Oh, and while we're talking shameless self promotion, here's an article of mine on The Absolute Truth and one on teaching entitled Thank You, Johnny, Wherever You Are. Far be it from to ignore a trend! ;)
I like your post but I must disagree. I would blame the current generation on a decline of the educational system in this country. It's easy to learn, but quite hard to push for much else, since everything now has been dumbed down to meet standards. I think it's a feeling of "we've won", whether that be a post WWII hangover, or a post Soviet-collapse hangover, but there seems to be no driving point - just continuing what is now. I think the solution has to do with science leading the way, inspiring people to dream again.

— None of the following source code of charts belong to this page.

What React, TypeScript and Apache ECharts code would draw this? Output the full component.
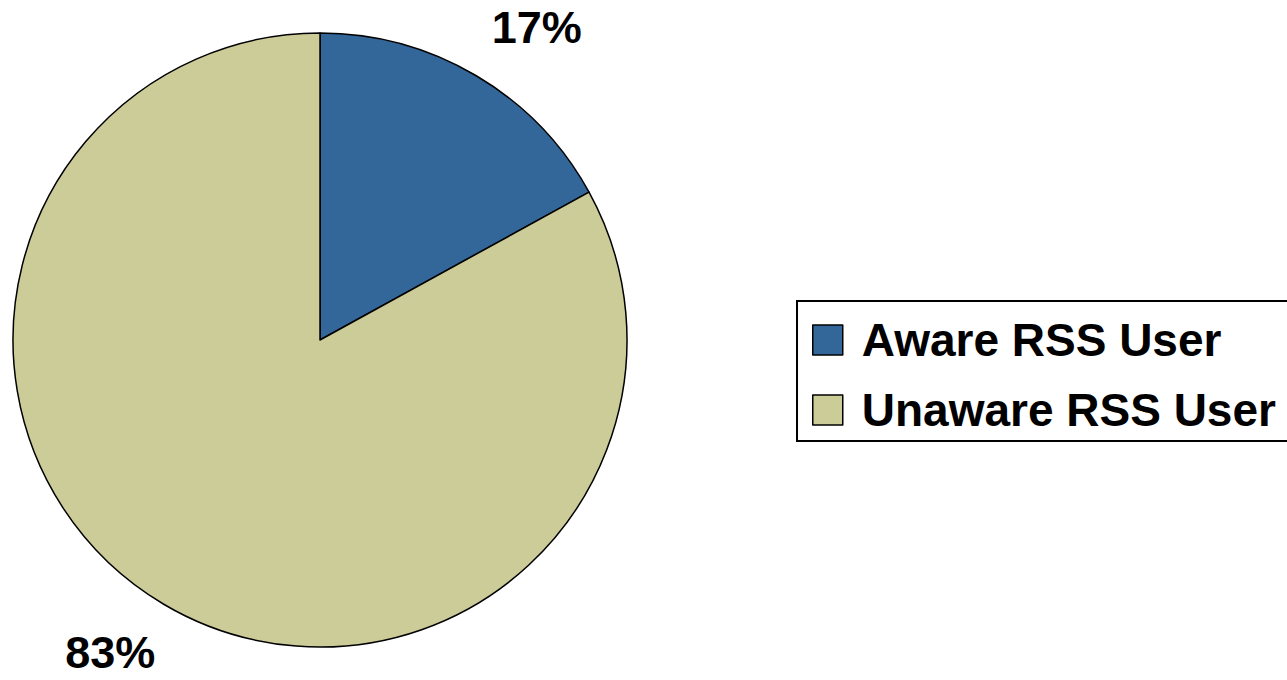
import React, { useEffect, useRef } from "react";
import * as echarts from "echarts";

const categories = ["Aware RSS User", "Unaware RSS User"];
const values = [17, 83];
const colors = ["#336699", "#CCCC99"];
const labelShift = [-13, -20];

const FONT = "'Liberation Sans', Arial, sans-serif";

export default function App() {
  const ref = useRef<HTMLDivElement>(null);
  useEffect(() => {
    if (!ref.current) return;
    const chart = echarts.init(ref.current, undefined, { renderer: "svg" });
    chart.setOption({
      animation: false,
      backgroundColor: "#ffffff",
      legend: {
        orient: "vertical",
        left: 797,
        top: 301,
        padding: [16, 400, 8, 15],
        borderColor: "#000",
        borderWidth: 2,
        itemWidth: 30,
        itemHeight: 30,
        itemGap: 24,
        icon: "rect",
        selectedMode: false,
        itemStyle: { borderColor: "#000", borderWidth: 1.5 },
        textStyle: {
          fontFamily: FONT,
          fontWeight: "bold",
          fontSize: 46,
          color: "#000",
          padding: [0, 0, 0, 14],
        },
        data: categories,
      },
      series: [
        {
          type: "pie",
          center: [320, 340],
          radius: 307,
          startAngle: 90,
          clockwise: true,
          silent: true,
          itemStyle: { borderColor: "#000", borderWidth: 1.5 },
          label: {
            show: true,
            position: "outside",
            formatter: "{d}%",
            fontFamily: FONT,
            fontWeight: "bold",
            fontSize: 45,
            color: "#000",
            distanceToLabelLine: 0,
          },
          labelLine: { show: false, length: 56, length2: -13 },
          data: categories.map((name, i) => ({
            name,
            value: values[i],
            itemStyle: { color: colors[i] },
            labelLine: { show: false, length: 56, length2: labelShift[i] },
          })),
        },
      ],
    });
    return () => chart.dispose();
  }, []);
  return (
    <div
      ref={ref}
      style={{ position: "fixed", left: 0, top: 0, width: 1287, height: 680 }}
    />
  );
}
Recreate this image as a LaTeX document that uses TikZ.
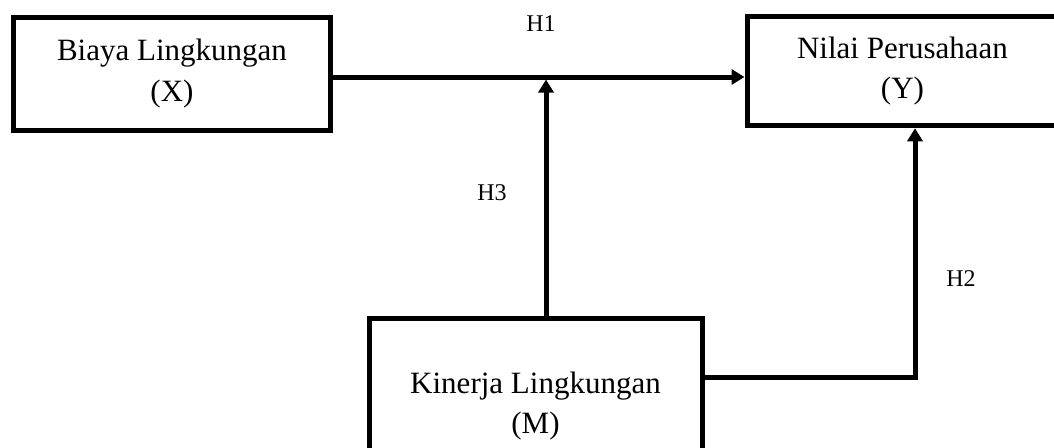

Being a Gen Xer I would like to pose a question. Where does "vision" come from, and can one simply be given "vision" or must one be challenged to create their own "vision"? There have been no significant challenges for my generation. We've gone untested. Both World Wars, the Great Depression, the civil rights movement were all major challenges for their respective generations. Those challenges influenced people and shaped their vision. The most historically significant events of my lifetime are occurring in the present. These events are the ones that will test us. Over the last few years it already has. It has tested our resolve and our since of morality. The events of the last few years have also tested our political ideologies. Perhaps when these events become events of the past and not the present, we will have our vision.
"Your son", I think you have an excellent point. I am at the tail end of the Baby Boom or the beginning of GenX. Our class in school was very apathetic, as I remember and I think your point about not having any real challenges at the right age, is a good one.